Certains assureurs proposent également des forfaits kilométriques
adaptés aux usages particuliers des VE, reconnaissant que ces véhicules sont souvent utilisés pour des trajets courts et fréquents en milieu urbain. Bien que ces offres spécialisées puissent sembler plus coûteuses à première vue, elles visent à offrir une couverture plus adaptée et potentiellement plus avantageuse sur le long terme.
Perspectives d’évolution des tarifs d’assurance VE
L’évolution des tarifs d’assurance pour les véhicules électriques dépendra de plusieurs facteurs clés dans les années à venir. D’une part, l’accumulation de données sur les sinistres spécifiques aux VE permettra aux assureurs d’affiner leurs modèles de tarification.
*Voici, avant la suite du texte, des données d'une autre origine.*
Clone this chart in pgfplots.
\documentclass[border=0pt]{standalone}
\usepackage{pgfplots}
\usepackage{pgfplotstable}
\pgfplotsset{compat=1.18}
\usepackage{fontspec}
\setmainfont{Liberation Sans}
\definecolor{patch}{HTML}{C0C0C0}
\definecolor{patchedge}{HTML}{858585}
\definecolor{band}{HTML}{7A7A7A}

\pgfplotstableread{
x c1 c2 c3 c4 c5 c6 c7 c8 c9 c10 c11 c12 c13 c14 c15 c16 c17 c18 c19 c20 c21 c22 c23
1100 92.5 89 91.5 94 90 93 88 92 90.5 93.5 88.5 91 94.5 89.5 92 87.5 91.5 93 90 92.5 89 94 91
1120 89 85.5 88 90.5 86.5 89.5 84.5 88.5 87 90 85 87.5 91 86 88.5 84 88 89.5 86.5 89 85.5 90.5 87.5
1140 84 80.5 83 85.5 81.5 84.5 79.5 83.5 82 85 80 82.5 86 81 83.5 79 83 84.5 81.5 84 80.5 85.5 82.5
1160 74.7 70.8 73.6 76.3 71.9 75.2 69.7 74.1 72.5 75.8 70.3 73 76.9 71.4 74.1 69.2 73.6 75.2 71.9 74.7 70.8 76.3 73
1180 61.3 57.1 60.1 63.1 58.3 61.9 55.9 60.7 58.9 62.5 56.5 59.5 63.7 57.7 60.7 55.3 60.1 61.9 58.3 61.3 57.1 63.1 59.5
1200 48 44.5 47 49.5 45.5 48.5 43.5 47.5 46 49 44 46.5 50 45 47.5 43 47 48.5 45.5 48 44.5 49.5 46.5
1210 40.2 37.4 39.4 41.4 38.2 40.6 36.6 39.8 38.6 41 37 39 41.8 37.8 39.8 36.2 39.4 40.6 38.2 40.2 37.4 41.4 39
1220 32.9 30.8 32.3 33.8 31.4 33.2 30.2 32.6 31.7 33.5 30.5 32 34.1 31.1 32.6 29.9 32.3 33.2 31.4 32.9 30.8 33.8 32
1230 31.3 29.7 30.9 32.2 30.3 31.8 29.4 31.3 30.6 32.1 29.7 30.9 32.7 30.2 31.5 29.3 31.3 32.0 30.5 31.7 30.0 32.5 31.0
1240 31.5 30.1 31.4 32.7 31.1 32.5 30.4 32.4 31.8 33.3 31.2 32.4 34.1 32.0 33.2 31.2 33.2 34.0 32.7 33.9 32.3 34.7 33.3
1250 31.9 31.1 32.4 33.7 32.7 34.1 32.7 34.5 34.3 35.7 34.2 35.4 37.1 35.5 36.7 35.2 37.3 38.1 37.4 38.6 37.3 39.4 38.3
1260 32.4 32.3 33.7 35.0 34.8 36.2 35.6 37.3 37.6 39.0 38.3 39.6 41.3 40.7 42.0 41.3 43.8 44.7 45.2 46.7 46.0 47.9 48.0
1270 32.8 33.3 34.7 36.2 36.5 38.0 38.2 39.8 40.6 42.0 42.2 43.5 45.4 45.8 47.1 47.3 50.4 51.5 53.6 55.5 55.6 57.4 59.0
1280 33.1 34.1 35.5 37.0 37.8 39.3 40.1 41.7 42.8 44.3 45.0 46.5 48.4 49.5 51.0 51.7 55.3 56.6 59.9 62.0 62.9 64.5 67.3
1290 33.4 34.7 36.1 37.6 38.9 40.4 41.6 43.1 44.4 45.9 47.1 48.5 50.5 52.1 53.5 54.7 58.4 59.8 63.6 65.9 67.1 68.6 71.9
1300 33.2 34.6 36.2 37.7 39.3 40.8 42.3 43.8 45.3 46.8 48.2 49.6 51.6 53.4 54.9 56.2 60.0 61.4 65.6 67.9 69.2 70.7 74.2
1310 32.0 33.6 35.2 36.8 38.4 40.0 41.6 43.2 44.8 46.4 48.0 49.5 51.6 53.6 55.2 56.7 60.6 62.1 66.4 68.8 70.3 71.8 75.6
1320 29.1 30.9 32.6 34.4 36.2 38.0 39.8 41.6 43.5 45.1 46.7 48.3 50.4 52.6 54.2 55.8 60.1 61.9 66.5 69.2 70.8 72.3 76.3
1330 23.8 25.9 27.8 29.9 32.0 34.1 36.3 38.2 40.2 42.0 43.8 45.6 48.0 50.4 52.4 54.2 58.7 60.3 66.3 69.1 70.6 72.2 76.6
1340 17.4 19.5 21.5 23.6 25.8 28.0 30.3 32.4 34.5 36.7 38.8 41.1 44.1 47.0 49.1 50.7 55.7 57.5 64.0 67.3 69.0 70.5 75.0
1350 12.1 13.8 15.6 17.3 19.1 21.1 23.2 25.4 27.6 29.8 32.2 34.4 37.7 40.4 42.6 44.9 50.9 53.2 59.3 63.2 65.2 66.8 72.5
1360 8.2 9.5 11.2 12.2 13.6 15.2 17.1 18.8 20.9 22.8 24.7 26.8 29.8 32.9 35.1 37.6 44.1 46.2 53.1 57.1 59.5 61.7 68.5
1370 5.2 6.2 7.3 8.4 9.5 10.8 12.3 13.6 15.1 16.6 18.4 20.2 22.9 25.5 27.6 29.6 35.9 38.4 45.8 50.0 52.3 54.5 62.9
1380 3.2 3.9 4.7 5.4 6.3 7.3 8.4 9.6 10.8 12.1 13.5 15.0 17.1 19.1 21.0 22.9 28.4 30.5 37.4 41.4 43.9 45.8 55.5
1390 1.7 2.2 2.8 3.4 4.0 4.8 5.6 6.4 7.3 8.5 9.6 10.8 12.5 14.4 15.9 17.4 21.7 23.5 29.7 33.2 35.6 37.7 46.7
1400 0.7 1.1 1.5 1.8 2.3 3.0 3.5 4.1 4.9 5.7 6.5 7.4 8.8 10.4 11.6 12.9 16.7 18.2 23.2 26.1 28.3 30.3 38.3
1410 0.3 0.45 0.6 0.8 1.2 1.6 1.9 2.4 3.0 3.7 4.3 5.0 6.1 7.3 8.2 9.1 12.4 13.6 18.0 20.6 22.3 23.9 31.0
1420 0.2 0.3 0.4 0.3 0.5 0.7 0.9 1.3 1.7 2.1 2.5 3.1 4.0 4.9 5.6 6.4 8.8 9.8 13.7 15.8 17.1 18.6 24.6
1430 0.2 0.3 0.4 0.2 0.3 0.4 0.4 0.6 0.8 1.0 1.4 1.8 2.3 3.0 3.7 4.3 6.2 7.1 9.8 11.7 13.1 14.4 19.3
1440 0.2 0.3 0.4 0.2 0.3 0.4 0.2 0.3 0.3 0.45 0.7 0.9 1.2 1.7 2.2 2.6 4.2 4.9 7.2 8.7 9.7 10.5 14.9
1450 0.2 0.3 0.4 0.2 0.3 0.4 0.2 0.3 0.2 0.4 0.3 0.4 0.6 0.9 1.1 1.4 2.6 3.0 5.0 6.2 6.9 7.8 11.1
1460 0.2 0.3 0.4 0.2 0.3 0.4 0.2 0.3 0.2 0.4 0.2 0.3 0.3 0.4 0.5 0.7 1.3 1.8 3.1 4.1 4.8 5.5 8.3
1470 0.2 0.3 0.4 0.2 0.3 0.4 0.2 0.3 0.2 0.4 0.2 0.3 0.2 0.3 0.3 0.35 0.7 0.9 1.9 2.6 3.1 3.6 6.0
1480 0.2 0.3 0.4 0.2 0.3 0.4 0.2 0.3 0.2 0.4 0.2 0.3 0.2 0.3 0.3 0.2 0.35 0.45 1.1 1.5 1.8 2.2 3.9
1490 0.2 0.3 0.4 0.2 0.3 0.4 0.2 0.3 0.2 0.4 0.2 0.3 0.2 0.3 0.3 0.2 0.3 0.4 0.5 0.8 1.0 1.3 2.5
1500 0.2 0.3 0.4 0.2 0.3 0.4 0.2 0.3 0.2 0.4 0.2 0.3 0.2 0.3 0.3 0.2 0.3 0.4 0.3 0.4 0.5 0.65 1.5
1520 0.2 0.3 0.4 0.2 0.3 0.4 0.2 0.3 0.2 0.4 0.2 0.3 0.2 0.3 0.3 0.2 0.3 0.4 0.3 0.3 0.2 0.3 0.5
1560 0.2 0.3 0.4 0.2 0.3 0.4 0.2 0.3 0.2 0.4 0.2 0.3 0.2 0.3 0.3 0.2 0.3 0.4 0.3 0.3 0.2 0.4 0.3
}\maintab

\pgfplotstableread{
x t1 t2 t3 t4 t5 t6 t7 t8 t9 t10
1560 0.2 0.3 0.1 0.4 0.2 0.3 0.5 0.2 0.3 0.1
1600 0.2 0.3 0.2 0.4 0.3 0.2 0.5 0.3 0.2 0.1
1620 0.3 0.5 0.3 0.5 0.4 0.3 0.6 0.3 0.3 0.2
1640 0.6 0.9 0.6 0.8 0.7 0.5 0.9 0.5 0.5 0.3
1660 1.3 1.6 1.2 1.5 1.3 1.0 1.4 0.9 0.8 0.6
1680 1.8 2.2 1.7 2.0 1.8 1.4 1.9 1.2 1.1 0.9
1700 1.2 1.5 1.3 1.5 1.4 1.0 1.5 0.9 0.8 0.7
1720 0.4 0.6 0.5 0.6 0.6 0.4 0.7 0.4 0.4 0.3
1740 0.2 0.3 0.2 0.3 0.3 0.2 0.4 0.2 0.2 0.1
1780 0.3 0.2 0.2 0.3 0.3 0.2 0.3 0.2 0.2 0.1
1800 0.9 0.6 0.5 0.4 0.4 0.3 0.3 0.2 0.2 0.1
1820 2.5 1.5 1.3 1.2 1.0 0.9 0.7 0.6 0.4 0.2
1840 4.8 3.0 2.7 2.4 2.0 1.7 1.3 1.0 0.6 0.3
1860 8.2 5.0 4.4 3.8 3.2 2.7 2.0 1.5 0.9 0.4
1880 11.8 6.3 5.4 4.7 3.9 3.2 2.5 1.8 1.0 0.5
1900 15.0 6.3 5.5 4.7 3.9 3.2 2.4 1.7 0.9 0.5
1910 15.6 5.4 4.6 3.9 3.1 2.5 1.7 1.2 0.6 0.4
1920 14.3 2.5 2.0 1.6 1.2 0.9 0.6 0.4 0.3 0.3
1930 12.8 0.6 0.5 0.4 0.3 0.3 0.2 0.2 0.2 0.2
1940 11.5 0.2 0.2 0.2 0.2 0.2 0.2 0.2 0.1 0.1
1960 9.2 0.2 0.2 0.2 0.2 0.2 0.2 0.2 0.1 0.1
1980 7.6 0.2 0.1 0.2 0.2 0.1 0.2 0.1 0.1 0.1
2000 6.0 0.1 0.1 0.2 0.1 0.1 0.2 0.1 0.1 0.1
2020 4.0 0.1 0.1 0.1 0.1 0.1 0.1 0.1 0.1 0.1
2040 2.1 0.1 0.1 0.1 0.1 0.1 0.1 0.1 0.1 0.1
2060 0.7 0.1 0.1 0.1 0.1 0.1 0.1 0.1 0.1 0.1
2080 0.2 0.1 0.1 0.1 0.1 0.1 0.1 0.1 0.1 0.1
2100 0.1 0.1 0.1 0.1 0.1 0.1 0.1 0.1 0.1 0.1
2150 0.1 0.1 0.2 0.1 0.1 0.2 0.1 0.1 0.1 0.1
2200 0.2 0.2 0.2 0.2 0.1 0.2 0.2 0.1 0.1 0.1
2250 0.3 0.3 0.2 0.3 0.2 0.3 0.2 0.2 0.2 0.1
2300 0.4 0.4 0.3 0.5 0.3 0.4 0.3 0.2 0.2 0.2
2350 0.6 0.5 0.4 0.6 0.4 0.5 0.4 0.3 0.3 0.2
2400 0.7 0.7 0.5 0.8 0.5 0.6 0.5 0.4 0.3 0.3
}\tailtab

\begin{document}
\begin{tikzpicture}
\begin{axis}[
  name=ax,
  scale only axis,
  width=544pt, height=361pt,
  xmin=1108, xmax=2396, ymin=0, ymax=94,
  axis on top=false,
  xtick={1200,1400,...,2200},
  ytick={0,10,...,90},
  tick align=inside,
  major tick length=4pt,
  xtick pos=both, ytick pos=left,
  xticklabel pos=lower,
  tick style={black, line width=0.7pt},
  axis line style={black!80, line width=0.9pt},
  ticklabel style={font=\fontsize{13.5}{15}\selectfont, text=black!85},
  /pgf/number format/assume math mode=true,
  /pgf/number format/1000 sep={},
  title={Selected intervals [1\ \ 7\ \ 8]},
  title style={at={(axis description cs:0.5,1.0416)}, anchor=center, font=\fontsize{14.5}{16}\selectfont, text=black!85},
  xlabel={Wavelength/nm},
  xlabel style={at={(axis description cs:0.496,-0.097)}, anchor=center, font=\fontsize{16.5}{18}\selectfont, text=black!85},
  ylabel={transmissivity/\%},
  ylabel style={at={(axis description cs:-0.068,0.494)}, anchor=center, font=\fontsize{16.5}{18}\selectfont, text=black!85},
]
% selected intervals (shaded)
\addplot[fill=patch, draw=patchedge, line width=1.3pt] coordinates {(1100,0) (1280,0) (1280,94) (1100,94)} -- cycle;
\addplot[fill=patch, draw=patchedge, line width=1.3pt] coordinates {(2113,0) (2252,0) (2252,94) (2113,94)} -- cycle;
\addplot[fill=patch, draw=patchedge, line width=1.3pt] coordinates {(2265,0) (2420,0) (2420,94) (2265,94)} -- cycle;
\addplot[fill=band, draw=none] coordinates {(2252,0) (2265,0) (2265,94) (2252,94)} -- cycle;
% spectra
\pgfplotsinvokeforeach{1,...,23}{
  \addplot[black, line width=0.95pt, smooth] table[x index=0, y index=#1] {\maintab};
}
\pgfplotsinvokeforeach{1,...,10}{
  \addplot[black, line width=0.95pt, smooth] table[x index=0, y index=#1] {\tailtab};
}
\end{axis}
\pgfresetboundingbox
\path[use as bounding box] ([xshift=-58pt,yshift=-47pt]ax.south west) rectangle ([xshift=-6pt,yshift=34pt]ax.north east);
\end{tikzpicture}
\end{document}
Cette meilleure compréhension des risques pourrait, à terme, conduire à une stabilisation voire une baisse des primes.
D’autre part, les progrès technologiques, notamment dans le domaine des batteries et des systèmes de sécurité, pourraient réduire certains risques associés aux VE. Par exemple, l’amélioration de la durée de vie des batteries et la diminution de leur coût de production pourraient alléger la charge financière en cas de remplacement.
Enfin, la généralisation des véhicules électriques devrait entraîner une réduction des coûts de réparation grâce à une plus grande disponibilité des pièces et à une expertise plus répandue dans les garages. Cette évolution pourrait contribuer à rendre les réparations moins onéreuses et donc à réduire les primes d’assurance.
La transition vers une mobilité électrique massive nécessitera une période d’adaptation pour l’ensemble du secteur de l’assurance automobile. Les tarifs actuels reflètent cette phase de transition et d’incertitude.
En conclusion, si l’augmentation des primes d’assurance pour les véhicules électriques peut sembler paradoxale au regard des avantages écologiques et économiques promis, elle reflète la complexité des défis techniques et financiers liés à cette nouvelle technologie. À mesure que le marché des VE mûrira et que les assureurs accumuleront de l’expérience dans ce domaine, on peut s’attendre à une évolution plus favorable des tarifs d’assurance, rendant l’adoption des véhicules électriques encore plus attractive pour les consommateurs.